Whether you’re shopping on Amazon, searching Google, or browsing Facebook, algorithms personalize the experience and point you to content that a machine thinks you want to see. In the sphere of civic discourse, experts have feared that this “filter bubble”–exposure only to news and opinions that users already agree with–will erode political dialogue and create a more polarized society.
In a peer-reviewed study published in the journal Science on May 7, Facebook’s own data scientists offer evidence that the filter bubble is a myth. Their message? “It’s not us–it’s you.”
“We conclusively establish that on average in the context of Facebook, individual choices more than algorithms limit exposure to attitude-challenging content,” the three authors, Eytan Bakshy, Solomon Messing, and Lada Adamic, write. “Our work suggests that the power to expose oneself to perspectives from the other side in social media lies first and foremost with individuals.”

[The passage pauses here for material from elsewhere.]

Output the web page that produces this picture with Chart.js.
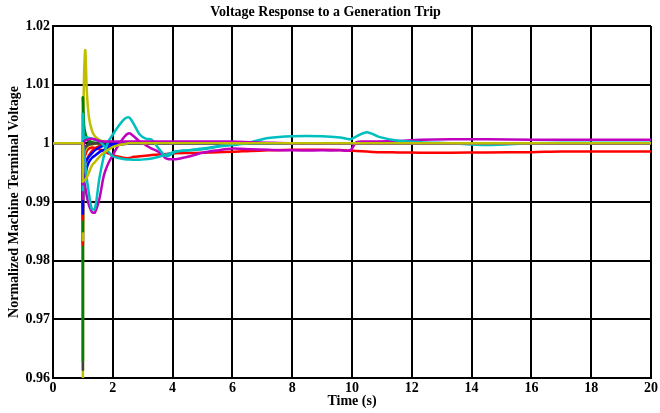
<!DOCTYPE html>
<html><head><meta charset="utf-8">
<script src="https://cdn.jsdelivr.net/npm/chart.js@4"></script>
<style>html,body{margin:0;padding:0;background:#fff}</style>
</head><body>
<canvas id="c" width="660" height="413"></canvas>
<script>
// time samples (s), shared by all series; repeated 1.0 entries are the instant of the trip
const timeS = [0,1.0,1.0,1.0,1.04,1.08,1.13,1.2,1.3,1.4,1.55,1.7,1.85,2.0,2.2,2.4,2.55,2.7,2.9,3.1,3.3,3.55,3.8,4.1,4.5,5.0,5.5,6.0,6.6,7.2,8.0,9.0,9.6,9.95,10.15,10.5,10.9,11.5,12.3,13.3,14.5,16.0,17.0,20.0];
const xTickValues = [0,2,4,6,8,10,12,14,16,18,20];
const xTickLabels = ['0','2','4','6','8','10','12','14','16','18','20'];
const yTickValues = [0.96,0.97,0.98,0.99,1.00,1.01,1.02];
const yTickLabels = ['0.96','0.97','0.98','0.99','1','1.01','1.02'];

// normalized terminal voltage of each machine
const yellowSpike = [1,1,0.955,1.0,1.012,1.0159,1.009,1.0045,1.0022,1.0012,1.0006,1.0003,1.0001,1.0,1,1,1,1,1,1,1,1,1,1,1,1,1,1,1,1,1,1,1,1,1,1,1,1,1,1,1,1,1,1];
const grayA = [1,1,0.9614,0.999,1.0018,1.0012,1.0006,1.0003,1.0001,1.0,1,1,1,1,1,1,1,1,1,1,1,1,1,1,1,1,1,1,1,1,1,1,1,1,1,1,1,1,1,1,1,1,1,1];
const greenA = [1,1,0.963,1.0078,1.003,1.0018,1.001,1.0005,1.0002,1.0001,1.0,1,1,1,1,1,1,1,1,1,1,1,1,1,1,1,1,1,1,1,1,1,1,1,1,1,1,1,1,1,1,1,1,1];
const redA = [1,1,0.9827,0.996,0.9972,0.998,0.9987,0.9991,0.9993,0.9992,0.999,0.9987,0.9983,0.998,0.9977,0.9975,0.9975,0.9977,0.9978,0.9979,0.998,0.9981,0.9982,0.9983,0.99835,0.9984,0.9985,0.99855,0.9987,0.9988,0.9989,0.9989,0.99885,0.99875,0.9987,0.9986,0.9985,0.99845,0.9984,0.9984,0.99845,0.9985,0.9986,0.9986];
const yellowB = [1,1,0.9835,0.9975,0.9982,0.9988,0.9993,0.9996,0.9998,0.9999,1.0,1,1,1,1,1,1,1,1,1,1,1,1,1,1,1,1,1,1,1,1,1,1,1,1,1,1,1,1,1,1,1,1,1];
const greenB = [1,1,0.985,0.9985,0.999,0.9994,0.9997,0.9999,1.0,1,1,1,1,1,1,1,1,1,1,1,1,1,1,1,1,1,1,1,1,1,1,1,1,1,1,1,1,1,1,1,1,1,1,1];
const redB = [1,1,0.987,0.996,0.9962,0.9966,0.9971,0.9979,0.9987,0.9991,0.9995,0.9997,0.9998,0.9999,1.0,1,1,1,1,1,1,1,1,1,1,1,1,1,1,1,1,1,1,1,1,1,1,1,1,1,1,1,1,1];
const grayB = [1,1,0.99,0.998,0.9988,0.9993,0.9996,0.9998,0.9999,1.0,1,1,1,1,1,1,1,1,1,1,1,1,1,1,1,1,1,1,1,1,1,1,1,1,1,1,1,1,1,1,1,1,1,1];
const blueA = [1,1,0.988,0.9935,0.9938,0.9945,0.9958,0.9968,0.9975,0.9979,0.9985,0.9989,0.9993,0.9996,0.9998,0.9999,1.0,1,1,1,1,1,1,1,1,1,1,1,1,1,1,1,1,1,1,1,1,1,1,1,1,1,1,1];
const blueB = [1,1,0.989,0.9965,0.9965,0.9968,0.9972,0.9977,0.9983,0.9988,0.9993,0.9996,0.9998,0.9999,1.0,1,1,1,1,1,1,1,1,1,1,1,1,1,1,1,1,1,1,1,1,1,1,1,1,1,1,1,1,1];
const magentaA = [1,1,0.9905,0.9935,0.9935,0.9925,0.991,0.9895,0.9883,0.9882,0.9905,0.9945,0.9966,0.998,0.9998,1.0012,1.0017,1.0012,1.0003,0.9997,0.9991,0.9985,0.9974,0.9973,0.9977,0.9984,0.9988,0.9991,0.999,0.9989,0.9988,0.9988,0.9988,0.99885,1.0002,1.0003,1.0003,1.0004,1.0006,1.0007,1.0007,1.0006,1.0006,1.0006];
const cyanA = [1,1,0.992,1.005,0.999,0.9965,0.994,0.9915,0.9888,0.9888,0.994,0.9978,1.0003,1.0015,1.003,1.0042,1.0044,1.0033,1.0015,1.0008,1.0006,0.999,0.9978,0.9986,0.9988,0.9991,0.9995,0.9998,1.0002,1.0009,1.0012,1.0012,1.001,1.0007,1.0012,1.0019,1.0011,1.0005,1.0002,1.0,0.9997,1.0,1.0001,1.0001];
const cyanB = [1,1,0.995,0.999,1.0005,1.001,1.001,1.0009,1.0008,1.0006,1.0004,0.9996,0.9986,0.9978,0.9975,0.9973,0.99725,0.9972,0.9972,0.9973,0.9974,0.9977,0.9981,0.9986,0.9988,0.999,0.9994,0.9997,1.0,1,1,1,1,1,1,1,1,1,1,1,1,1,1,1];
const magentaB = [1,1,0.993,0.999,1.0003,1.0005,1.0006,1.0007,1.0008,1.0007,1.0004,1.0003,1.0003,1.0003,1.0003,1.0003,1.0003,1.0003,1.0003,1.0003,1.0003,1.0003,1.0003,1.0003,1.0003,1.0003,1.0003,1.0003,1.0002,1.0001,1,1,1,1,1,1,1,1,1,1,1,1,1,1];
const yellowC = [1,1,0.9935,0.9935,0.9937,0.9938,0.9942,0.995,0.9962,0.9968,0.9977,0.9984,0.9989,0.9994,0.9997,0.9999,1.0,1,1,1,1,1,1,1,1,1,1,1,1,1,1,1,1,1,1,1,1,1,1,1,1,1,1,1];

const C = {b:'#0000FF', g:'#008000', r:'#FF0000', c:'#00BFBF', m:'#BF00BF', y:'#BFBF00', k:'#404040'};

// bottom -> top drawing order
const seriesList = [
  [yellowSpike, C.y], [grayA, C.k], [greenA, C.g], [redA, C.r], [yellowB, C.y],
  [greenB, C.g], [redB, C.r], [grayB, C.k], [blueA, C.b], [blueB, C.b],
  [magentaA, C.m], [cyanA, C.c], [cyanB, C.c], [magentaB, C.m], [yellowC, C.y]
];
const TRIP_END = 3; // index where the instantaneous trip transient ends

const datasets = [];
seriesList.forEach(([vals, col], i) => {
  const pts = vals.map((v, j) => ({x: timeS[j], y: v}));
  const common = {
    borderColor: col, borderWidth: 2.5, pointRadius: 0,
    borderJoinStyle: 'round', borderCapStyle: 'round', fill: false,
    order: seriesList.length - i
  };
  // pre-trip level and vertical jump: straight segments
  datasets.push(Object.assign({data: pts.slice(0, TRIP_END + 1), tension: 0}, common));
  // post-trip response: smooth curve
  datasets.push(Object.assign({data: pts.slice(TRIP_END), tension: 0.3}, common));
});

const serif = 'Liberation Serif';
new Chart(document.getElementById('c'), {
  type: 'line',
  data: {datasets},
  options: {
    responsive: false,
    animation: false,
    layout: {padding: {left: 0, right: 9, top: 0, bottom: 0}},
    plugins: {
      legend: {display: false},
      tooltip: {enabled: false},
      title: {
        display: true,
        text: 'Voltage Response to a Generation Trip',
        color: '#000',
        font: {family: serif, size: 14, weight: 'bold'},
        padding: {top: 4, bottom: 5.2}
      }
    },
    scales: {
      x: {
        type: 'linear', min: 0, max: 20,
        afterBuildTicks: s => { s.ticks = xTickValues.map(v => ({value: v})); },
        afterFit: s => { s.height = 35; },
        grid: {color: '#000', lineWidth: 2, drawTicks: false},
        border: {color: '#000', width: 2},
        ticks: {
          color: '#000', padding: 2, maxRotation: 0, autoSkip: false,
          font: {family: serif, size: 14, weight: 'bold'},
          callback: (v, i) => xTickLabels[i]
        },
        title: {display: true, text: 'Time (s)', color: '#000',
          font: {family: serif, size: 14, weight: 'bold'}, padding: {top: 0, bottom: 3}}
      },
      y: {
        type: 'linear', min: 0.96, max: 1.02,
        afterBuildTicks: s => { s.ticks = yTickValues.map(v => ({value: v})); },
        afterFit: s => { s.width = 53; },
        grid: {color: '#000', lineWidth: 2, drawTicks: false},
        border: {color: '#000', width: 2},
        ticks: {
          color: '#000', padding: 3, autoSkip: false,
          font: {family: serif, size: 14, weight: 'bold'},
          callback: (v, i) => yTickLabels[i]
        },
        title: {display: true, text: 'Normalized Machine Terminal Voltage', color: '#000',
          font: {family: serif, size: 14, weight: 'bold'}, padding: {top: 6, bottom: 0}}
      }
    }
  }
});
</script>
</body></html>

The team looked at an anonymous data set of 10.1 million active U.S. Facebook users who share their political affiliation on their profiles, and isolated the “hard” news (e.g. national news, politics, world affairs) links that this group shared between July 2014 and January 2015. Studying who shared what, they measured the partisan alignment of each story; i.e. Fox News links tended to be shared by conservatives and Huffington Post links by liberals. The researchers then looked the political alignment of what appeared in these users’ News Feeds–shared by friends, and then filtered by Facebook’s algorithms–and which links they actually clicked on.
The good news is that people were exposed to “ideologically cross-cutting viewpoints” from hard news content shared by their friends. Overall, 24% of hard news content shared by liberals’ friends was cross-cutting, compared to 35% for conservatives.

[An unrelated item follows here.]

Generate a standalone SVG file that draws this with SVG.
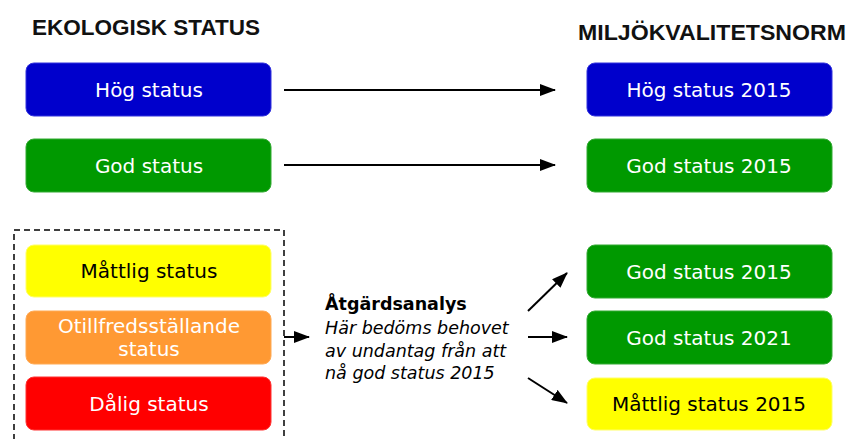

But the degree of exposure to challenging views was reduced by the News Feed algorithm: conservatives saw 5% less cross-cutting content than what their friends actually shared, and liberals saw 8% less. Compartively, however, people’s own choices about what to click on resulted in higher degrees of filtering–17% for conservatives and 6% for liberals–of the cross-cutting articles they did see in their News Feed. And of course, this was all very affected by who people choose to be friends with in the first place: For people who identified their politics, a median of about 20% of liberals’ friends were conservatives, and 18% vice versa.

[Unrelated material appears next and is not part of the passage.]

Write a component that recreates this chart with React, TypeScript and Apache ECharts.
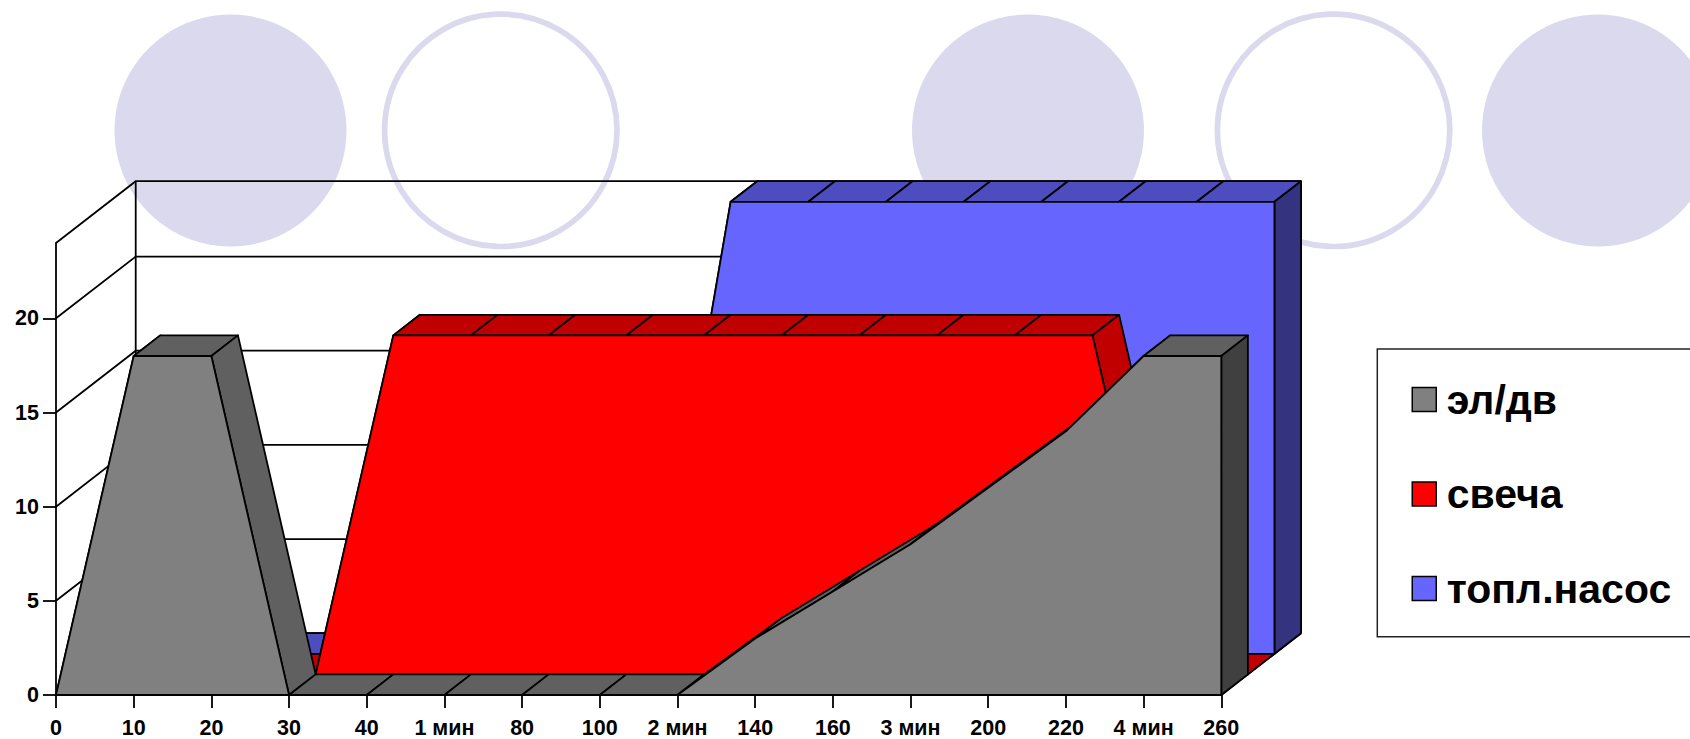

So there is a filter bubble, though it’s not as big as what we see from our own behaviors. But the problem is that this study is limited and isn’t frozen in time.
Or, in the words of David Lazer, a computer scientist at Harvard University who studies the effects of algorithmic filtering and wrote an opinion piece accompanying the study: “The deliberative sky is not yet falling, but the skies are not completely clear either.”
He warns that a small effect today might become a large effect tomorrow. Lazer points out that changes to News Feed curation, announced by Facebook on April 21, after the study was finished, could enhance the filter effect by showing more updates from “friends that you care about.” Also, the study didn’t get into a host of other questions posed by algorithmic curation, such as whose voices the system prioritizes over others and the consequences of the fact that Facebook’s curation may generally favor pets over politics.
Lazer applauds Facebook for conducting the research: “The information age hegemons should proactively support research on the ethical implications of the systems that they build,” he writes. But it can’t only be internal Facebook scientists that study this data, he says–as privacy becomes more important, the access that independent researchers have to Facebook’s user data is shrinking.
“There is a broader need for scientists to study these systems in a manner that is independent of the Facebooks of the world. There will be a need at times to speak truth to power, for knowledgeable individuals with appropriate data and analytic skills to act as social critics of this new social order,” he says.